The deposition was first objected to by plaintiff upon the principal ground that there had been no showing that Steinbaum's absence from the trial was without the consent, connivance, or collusion of the defendants offering his deposition. The objection was sustained, and then when counsel followed by offering the deposition on behalf of the deponent himself, it was excluded upon the ground that it had not been signed by the deponent. Counsel conceded the inaccuracy of the notary's certificate that the deposition had been signed by the deponent, but complains, among other things, that he was not given the opportunity to have the notary amend his certificate so as to account for the lack of a signature.
Since Steinbaum did not reside in the City of St. Louis where the trial was being held, it was immaterial upon the *825 question of the admissibility of his deposition whether he had gone to a greater distance than forty miles from the place of trial without the consent, connivance, or collusion of the parties requiring his testimony. Sec. 1944, R.S.Mo.1939, Mo.R.S.A. § 1944; Carpenter v. Lippitt, 77 Mo. 242. Absent any other valid ground of objection, it was enough, under Section 1944, to warrant the reading of the deposition that Steinbaum was shown to have gone out of the state.

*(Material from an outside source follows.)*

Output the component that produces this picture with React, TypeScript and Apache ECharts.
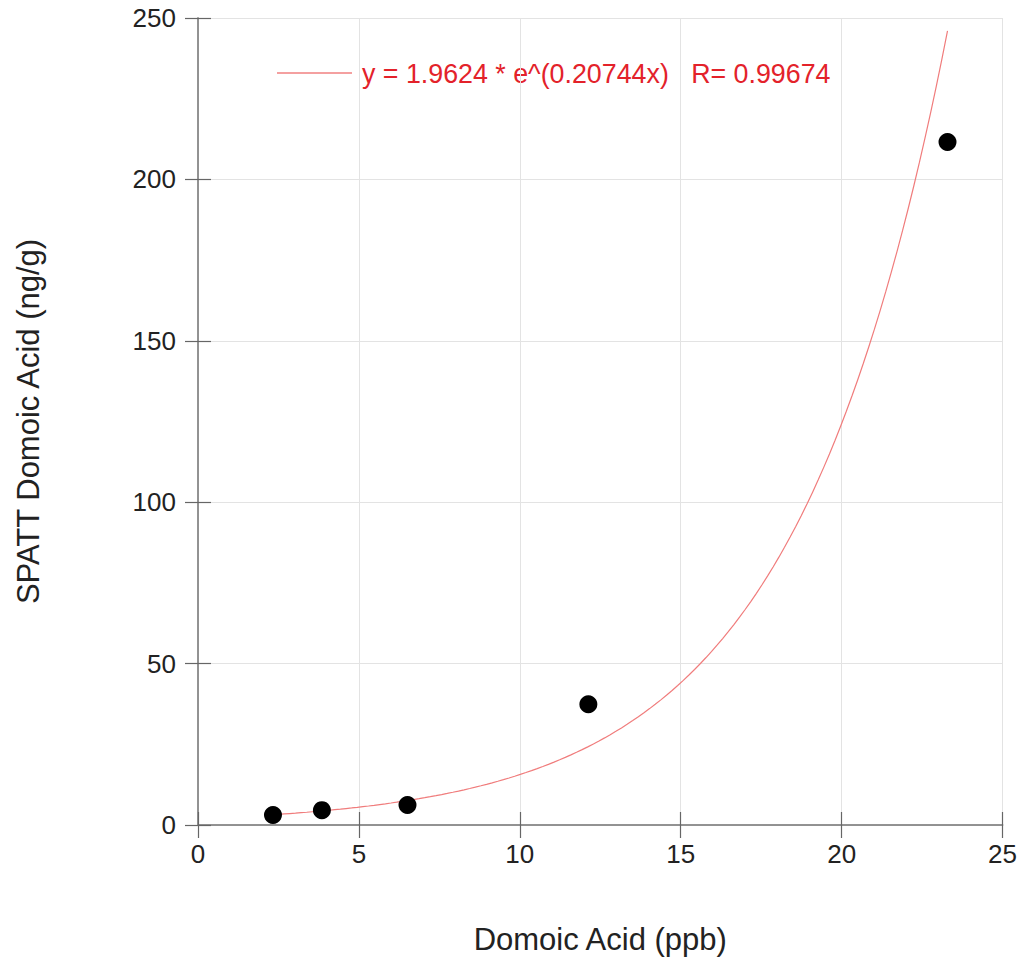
import React, { useEffect, useRef } from "react";
import * as echarts from "echarts";

// Measured points (Domoic Acid ppb, SPATT ng/g)
const xValues = [2.33, 3.85, 6.51, 12.13, 23.29];
const yValues = [3.1, 4.6, 6.2, 37.4, 211.6];

// Fit shown in the chart: y = A * e^(B x)
const FIT_A = 1.9624;
const FIT_B = 0.20744;
const FIT_R = 0.99674;
const FIT_STEPS = 120;

const xTicks = [0, 5, 10, 15, 20, 25];
const yTicks = [0, 50, 100, 150, 200, 250];

const xName = "Domoic Acid (ppb)";
const yName = "SPATT Domoic Acid (ng/g)";
const legendText = `y = ${FIT_A} * e^(${FIT_B}x)   R= ${FIT_R}`;

export default function App() {
  const ref = useRef<HTMLDivElement>(null);
  useEffect(() => {
    document.body.style.margin = "0";
    if (!ref.current) return;
    const chart = echarts.init(ref.current, undefined, { renderer: "svg" });
    const points = xValues.map((x, i) => [x, yValues[i]]);
    const x0 = Math.min(...xValues);
    const x1 = Math.max(...xValues);
    const fit: number[][] = [];
    for (let i = 0; i <= FIT_STEPS; i++) {
      const x = x0 + ((x1 - x0) * i) / FIT_STEPS;
      fit.push([x, FIT_A * Math.exp(FIT_B * x)]);
    }
    const font = "'Liberation Sans', Arial, sans-serif";
    const frame = { show: true, lineStyle: { color: "#8c8c8c", width: 1.5 } };
    const ticks = { show: true, inside: true, length: 13, lineStyle: { color: "#666", width: 1.2 } };
    const xMin = xTicks[0], xMax = xTicks[xTicks.length - 1], xInt = xTicks[1] - xTicks[0];
    const yMin = yTicks[0], yMax = yTicks[yTicks.length - 1], yInt = yTicks[1] - yTicks[0];
    chart.setOption({
      animation: false,
      backgroundColor: "#fff",
      textStyle: { fontFamily: font },
      grid: { left: 198, top: 18, width: 806, height: 807, containLabel: false },
      xAxis: [
        {
          type: "value", min: xMin, max: xMax, interval: xInt,
          axisLine: frame, axisTick: ticks,
          splitLine: { show: true, lineStyle: { color: "#e3e3e3", width: 1 } },
          axisLabel: { color: "#222", fontSize: 26, margin: 16, fontFamily: font },
          name: xName, nameLocation: "middle", nameGap: 99,
          nameTextStyle: { color: "#222", fontSize: 31, fontFamily: font },
        },
        {
          type: "value", min: xMin, max: xMax, interval: xInt, position: "top",
          axisLine: frame, axisTick: ticks, splitLine: { show: false }, axisLabel: { show: false },
        },
      ],
      yAxis: [
        {
          type: "value", min: yMin, max: yMax, interval: yInt,
          axisLine: frame, axisTick: ticks,
          splitLine: { show: true, lineStyle: { color: "#e3e3e3", width: 1 } },
          axisLabel: { color: "#222", fontSize: 26, margin: 22, fontFamily: font },
          name: yName, nameLocation: "middle", nameGap: 154, nameRotate: 90,
          nameTextStyle: { color: "#222", fontSize: 31, fontFamily: font },
        },
        {
          type: "value", min: yMin, max: yMax, interval: yInt, position: "right",
          axisLine: frame, axisTick: ticks, splitLine: { show: false }, axisLabel: { show: false },
        },
      ],
      series: [
        {
          type: "line", name: "fit", data: fit, showSymbol: false, symbol: "none",
          lineStyle: { color: "#f07c7c", width: 1.2 }, z: 2,
        },
        {
          type: "scatter", name: "data", data: points, symbolSize: 18,
          itemStyle: { color: "#000", opacity: 1 }, z: 3,
        },
      ],
      graphic: [
        {
          type: "line", shape: { x1: 277, y1: 73, x2: 352, y2: 73 },
          style: { stroke: "#f4a0a0", lineWidth: 2 },
        },
        {
          type: "text", x: 362, y: 74,
          style: { text: legendText, fill: "#e3222a", fontSize: 26.8, fontFamily: font, verticalAlign: "middle", align: "left" },
        },
      ],
    });
    return () => chart.dispose();
  }, []);
  return <div ref={ref} style={{ width: 1020, height: 963 }} />;
}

The question therefore resolves itself into one of whether the deposition was properly excluded upon the ground that it had not been signed by the deponent.
The deponent's signature to his deposition is not in all events indispensable. Smith v. Henwood, 349 Mo. 396, 161 S.W.2d 232; Hoyberg v. Henske, 153 Mo. 63, 55 S.W. 83. That this is so is expressly recognized by the new code, which makes special provision for circumstances where the signature is not obtained. Laws Mo.1943, p. 396, sec. 144, Mo.R.S.A. § 847.144. After all, the presence of the deponent's signature goes primarily to the form of the deposition, as the Supreme Court pointed out in Hoyberg v. Henske, supra.
In this case there is no question but that the deposition was in truth the deposition of Morris Steinbaum, as it purported on its face to be. The deposition had been taken by plaintiff itself, and had presumably been filed in the cause by plaintiff itself. Had plaintiff undertaken to use the deposition or any portion of it as an admission against Morris Stekinbaum's interest, the latter might have been in a position to object upon the ground of the lack of his signature, which, if it had been affixed, would have formally completed the deposition and have evidenced his acknowledgment that he had made whatever statements it contained. Westinghouse Electric Supply Co. v. Binger, Mo.App., 230 S.W.2d 166. But here the deposition was offered, not by plaintiff, but on behalf of Morris Steinbaum himself, by which act he was put in the position of vouching for its accuracy no less effectively than his signature could possibly have done. Under these circumstances his deposition was not rendered inadmissible on his own behalf by reason of the informality growing out of the absence of his signature; and the court committed error in sustaining plaintiff's motion to exclude it.
Other matters assigned as error and not specifically referred to herein may not appear upon the retrial of the case.
For the error noted it follows that the judgment rendered by the circuit court should be reversed and the cause remanded; and the Commissioner so recommends.
The foregoing opinion of BENNICK, C., is adopted as the opinion of the court. The judgment of the circuit court is, accordingly, reversed and the cause remanded.
ANDERSON, P. J., and HUGHES and McCULLEN, JJ., concur.